__Working data__:
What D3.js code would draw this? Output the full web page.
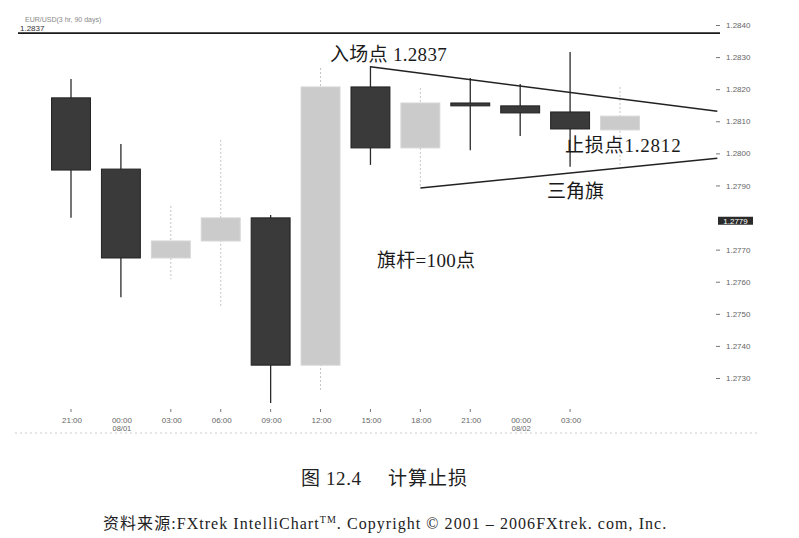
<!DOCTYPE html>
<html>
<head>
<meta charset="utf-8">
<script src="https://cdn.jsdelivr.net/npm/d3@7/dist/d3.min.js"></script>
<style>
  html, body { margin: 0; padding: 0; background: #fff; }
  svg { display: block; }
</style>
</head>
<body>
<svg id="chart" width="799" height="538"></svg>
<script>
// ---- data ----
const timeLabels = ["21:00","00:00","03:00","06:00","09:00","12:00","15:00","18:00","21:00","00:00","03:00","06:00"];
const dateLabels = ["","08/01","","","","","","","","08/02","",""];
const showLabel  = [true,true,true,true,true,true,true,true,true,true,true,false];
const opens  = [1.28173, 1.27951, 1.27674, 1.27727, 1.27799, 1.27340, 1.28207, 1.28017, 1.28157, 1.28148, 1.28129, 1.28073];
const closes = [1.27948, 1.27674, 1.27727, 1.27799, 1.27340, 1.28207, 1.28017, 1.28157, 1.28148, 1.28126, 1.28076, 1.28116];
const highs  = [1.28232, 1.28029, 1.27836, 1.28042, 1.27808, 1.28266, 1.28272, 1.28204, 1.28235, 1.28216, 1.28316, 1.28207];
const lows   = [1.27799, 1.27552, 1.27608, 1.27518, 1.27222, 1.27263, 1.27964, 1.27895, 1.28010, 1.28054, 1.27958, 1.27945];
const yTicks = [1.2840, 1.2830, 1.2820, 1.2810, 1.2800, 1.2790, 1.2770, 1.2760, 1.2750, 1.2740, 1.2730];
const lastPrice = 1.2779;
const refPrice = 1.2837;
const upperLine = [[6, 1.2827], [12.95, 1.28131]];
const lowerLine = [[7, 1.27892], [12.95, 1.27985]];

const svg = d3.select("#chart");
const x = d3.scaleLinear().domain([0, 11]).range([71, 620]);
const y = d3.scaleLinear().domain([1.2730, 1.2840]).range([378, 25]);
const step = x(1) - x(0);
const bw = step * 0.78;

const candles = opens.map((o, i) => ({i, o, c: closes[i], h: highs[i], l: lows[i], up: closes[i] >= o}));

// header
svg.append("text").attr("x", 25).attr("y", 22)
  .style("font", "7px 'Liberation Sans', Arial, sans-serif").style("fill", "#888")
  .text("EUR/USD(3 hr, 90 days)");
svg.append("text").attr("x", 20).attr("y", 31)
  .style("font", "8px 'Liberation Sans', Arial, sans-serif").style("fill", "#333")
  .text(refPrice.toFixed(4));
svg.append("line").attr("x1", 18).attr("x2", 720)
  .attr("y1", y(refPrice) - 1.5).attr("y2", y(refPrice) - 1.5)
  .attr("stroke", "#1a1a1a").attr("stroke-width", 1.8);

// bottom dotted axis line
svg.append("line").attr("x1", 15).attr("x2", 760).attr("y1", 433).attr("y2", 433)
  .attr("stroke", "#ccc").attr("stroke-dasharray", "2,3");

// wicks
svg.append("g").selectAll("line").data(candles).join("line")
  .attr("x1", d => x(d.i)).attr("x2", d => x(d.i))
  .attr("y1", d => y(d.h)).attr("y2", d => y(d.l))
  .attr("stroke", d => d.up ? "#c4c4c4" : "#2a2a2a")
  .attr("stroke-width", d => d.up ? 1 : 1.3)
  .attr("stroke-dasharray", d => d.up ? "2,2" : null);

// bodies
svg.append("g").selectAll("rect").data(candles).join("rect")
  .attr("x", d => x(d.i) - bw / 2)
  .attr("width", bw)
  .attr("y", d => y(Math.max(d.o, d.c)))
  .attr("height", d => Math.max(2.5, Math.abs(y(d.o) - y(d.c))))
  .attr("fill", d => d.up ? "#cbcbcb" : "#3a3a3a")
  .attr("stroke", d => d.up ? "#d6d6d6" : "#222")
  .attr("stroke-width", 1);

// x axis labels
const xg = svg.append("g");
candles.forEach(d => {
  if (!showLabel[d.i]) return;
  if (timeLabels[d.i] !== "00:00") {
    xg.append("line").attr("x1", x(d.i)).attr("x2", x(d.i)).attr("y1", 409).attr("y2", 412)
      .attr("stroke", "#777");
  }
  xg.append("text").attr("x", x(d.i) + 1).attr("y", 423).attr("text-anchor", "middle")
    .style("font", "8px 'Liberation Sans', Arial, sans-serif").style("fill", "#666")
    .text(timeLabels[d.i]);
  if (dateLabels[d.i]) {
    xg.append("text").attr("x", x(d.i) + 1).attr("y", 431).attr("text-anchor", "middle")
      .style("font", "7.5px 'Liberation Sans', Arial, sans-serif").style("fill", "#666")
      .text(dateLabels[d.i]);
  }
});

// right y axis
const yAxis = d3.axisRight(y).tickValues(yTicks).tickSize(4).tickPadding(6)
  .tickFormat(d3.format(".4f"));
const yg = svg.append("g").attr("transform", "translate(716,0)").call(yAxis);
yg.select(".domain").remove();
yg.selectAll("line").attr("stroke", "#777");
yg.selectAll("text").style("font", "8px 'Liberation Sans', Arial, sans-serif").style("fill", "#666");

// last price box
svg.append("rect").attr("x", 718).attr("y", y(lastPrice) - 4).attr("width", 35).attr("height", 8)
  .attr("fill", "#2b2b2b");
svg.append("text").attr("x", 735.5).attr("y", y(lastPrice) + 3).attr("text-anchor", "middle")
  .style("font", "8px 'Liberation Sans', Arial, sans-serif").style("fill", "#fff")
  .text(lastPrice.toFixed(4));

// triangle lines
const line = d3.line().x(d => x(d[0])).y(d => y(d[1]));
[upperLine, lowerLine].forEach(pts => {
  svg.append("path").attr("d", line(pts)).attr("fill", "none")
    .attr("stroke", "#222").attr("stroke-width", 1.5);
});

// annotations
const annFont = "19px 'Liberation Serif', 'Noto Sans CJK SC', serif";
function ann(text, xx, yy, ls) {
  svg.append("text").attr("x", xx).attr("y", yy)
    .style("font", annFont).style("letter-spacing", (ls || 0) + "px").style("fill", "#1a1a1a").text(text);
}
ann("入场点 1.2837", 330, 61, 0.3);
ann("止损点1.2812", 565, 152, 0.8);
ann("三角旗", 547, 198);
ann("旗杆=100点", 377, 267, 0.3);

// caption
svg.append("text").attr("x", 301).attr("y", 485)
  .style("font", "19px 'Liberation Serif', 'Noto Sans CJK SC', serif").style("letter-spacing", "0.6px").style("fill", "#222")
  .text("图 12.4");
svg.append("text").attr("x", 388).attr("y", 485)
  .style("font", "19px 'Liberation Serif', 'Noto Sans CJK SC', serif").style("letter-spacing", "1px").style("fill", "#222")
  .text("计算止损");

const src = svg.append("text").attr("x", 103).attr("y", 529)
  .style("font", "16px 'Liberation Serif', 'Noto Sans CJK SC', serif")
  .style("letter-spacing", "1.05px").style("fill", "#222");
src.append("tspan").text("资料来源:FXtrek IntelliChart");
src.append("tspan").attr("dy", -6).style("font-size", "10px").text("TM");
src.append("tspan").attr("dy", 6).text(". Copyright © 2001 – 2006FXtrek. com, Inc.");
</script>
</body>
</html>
---
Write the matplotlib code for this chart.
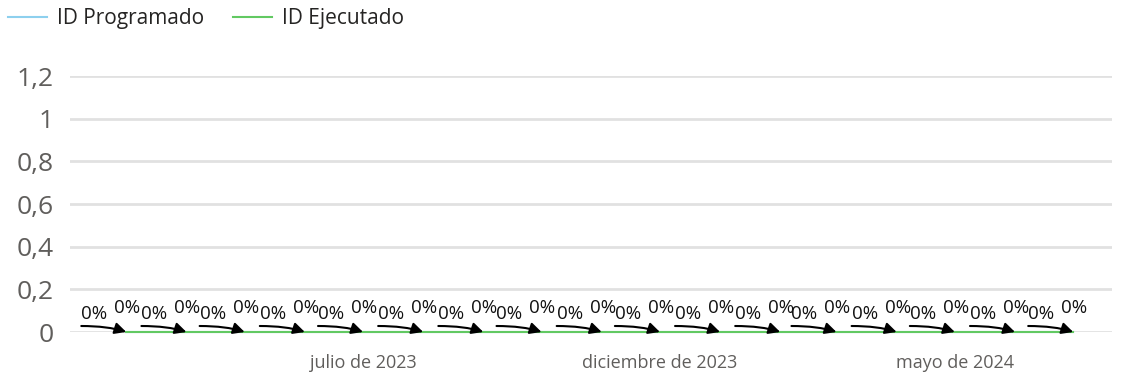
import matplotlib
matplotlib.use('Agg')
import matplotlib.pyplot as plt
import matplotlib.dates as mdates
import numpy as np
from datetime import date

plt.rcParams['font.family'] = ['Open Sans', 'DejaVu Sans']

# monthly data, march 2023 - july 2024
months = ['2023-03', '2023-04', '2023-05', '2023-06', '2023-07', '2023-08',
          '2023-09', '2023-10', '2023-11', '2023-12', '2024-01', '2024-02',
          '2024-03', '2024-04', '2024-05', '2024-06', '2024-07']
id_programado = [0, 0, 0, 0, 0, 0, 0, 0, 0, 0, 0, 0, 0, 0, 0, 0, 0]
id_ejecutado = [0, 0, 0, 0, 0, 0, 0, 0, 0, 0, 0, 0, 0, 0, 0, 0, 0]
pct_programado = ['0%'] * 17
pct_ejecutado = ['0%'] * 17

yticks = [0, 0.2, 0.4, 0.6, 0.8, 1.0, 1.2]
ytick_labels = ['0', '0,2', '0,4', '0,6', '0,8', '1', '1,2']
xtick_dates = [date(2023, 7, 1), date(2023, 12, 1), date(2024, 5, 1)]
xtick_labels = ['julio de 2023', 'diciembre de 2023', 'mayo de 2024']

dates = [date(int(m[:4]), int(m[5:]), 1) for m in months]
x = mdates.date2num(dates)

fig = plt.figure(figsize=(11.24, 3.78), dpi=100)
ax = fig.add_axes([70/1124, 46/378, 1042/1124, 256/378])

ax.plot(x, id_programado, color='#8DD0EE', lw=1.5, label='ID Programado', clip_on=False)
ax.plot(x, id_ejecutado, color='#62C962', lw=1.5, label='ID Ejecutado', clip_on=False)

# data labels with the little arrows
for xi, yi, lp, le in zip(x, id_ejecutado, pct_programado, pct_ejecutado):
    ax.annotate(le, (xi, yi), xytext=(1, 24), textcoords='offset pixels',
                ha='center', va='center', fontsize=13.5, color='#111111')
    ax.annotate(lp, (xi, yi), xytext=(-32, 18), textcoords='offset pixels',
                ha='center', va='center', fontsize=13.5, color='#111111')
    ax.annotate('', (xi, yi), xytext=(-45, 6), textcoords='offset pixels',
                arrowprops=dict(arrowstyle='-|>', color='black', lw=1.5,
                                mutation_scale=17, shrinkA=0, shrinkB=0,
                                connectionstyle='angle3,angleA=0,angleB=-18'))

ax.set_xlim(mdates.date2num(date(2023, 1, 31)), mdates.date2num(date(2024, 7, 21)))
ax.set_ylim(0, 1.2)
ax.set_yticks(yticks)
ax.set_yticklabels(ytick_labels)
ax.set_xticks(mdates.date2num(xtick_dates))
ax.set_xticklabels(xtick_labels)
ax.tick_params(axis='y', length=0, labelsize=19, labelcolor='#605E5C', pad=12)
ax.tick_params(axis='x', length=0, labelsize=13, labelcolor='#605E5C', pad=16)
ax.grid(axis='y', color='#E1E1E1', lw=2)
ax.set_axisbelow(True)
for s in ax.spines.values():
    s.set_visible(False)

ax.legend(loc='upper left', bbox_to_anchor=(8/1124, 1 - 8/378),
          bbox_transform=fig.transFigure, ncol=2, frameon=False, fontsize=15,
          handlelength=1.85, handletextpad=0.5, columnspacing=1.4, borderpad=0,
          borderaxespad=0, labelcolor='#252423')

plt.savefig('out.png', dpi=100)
...
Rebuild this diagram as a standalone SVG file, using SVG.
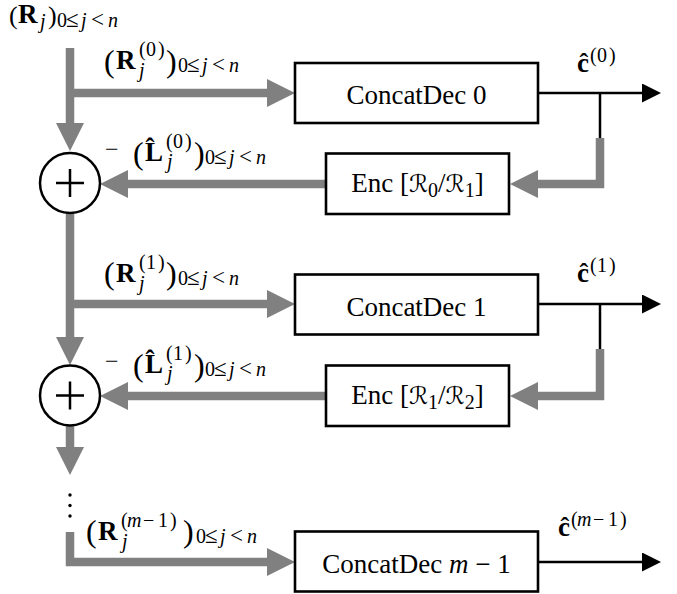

__Given exercise__: Pictures do not belong in the copy. Reproduce exactly the lines from the one with "Write the matplotlib code for this chart." to the one with "pct_ejecutado = ['0%'] * 17", both lines included.

__Answer to this exercise__:
Write the matplotlib code for this chart.
import matplotlib
matplotlib.use('Agg')
import matplotlib.pyplot as plt
import matplotlib.dates as mdates
import numpy as np
from datetime import date

plt.rcParams['font.family'] = ['Open Sans', 'DejaVu Sans']

# monthly data, march 2023 - july 2024
months = ['2023-03', '2023-04', '2023-05', '2023-06', '2023-07', '2023-08',
          '2023-09', '2023-10', '2023-11', '2023-12', '2024-01', '2024-02',
          '2024-03', '2024-04', '2024-05', '2024-06', '2024-07']
id_programado = [0, 0, 0, 0, 0, 0, 0, 0, 0, 0, 0, 0, 0, 0, 0, 0, 0]
id_ejecutado = [0, 0, 0, 0, 0, 0, 0, 0, 0, 0, 0, 0, 0, 0, 0, 0, 0]
pct_programado = ['0%'] * 17
pct_ejecutado = ['0%'] * 17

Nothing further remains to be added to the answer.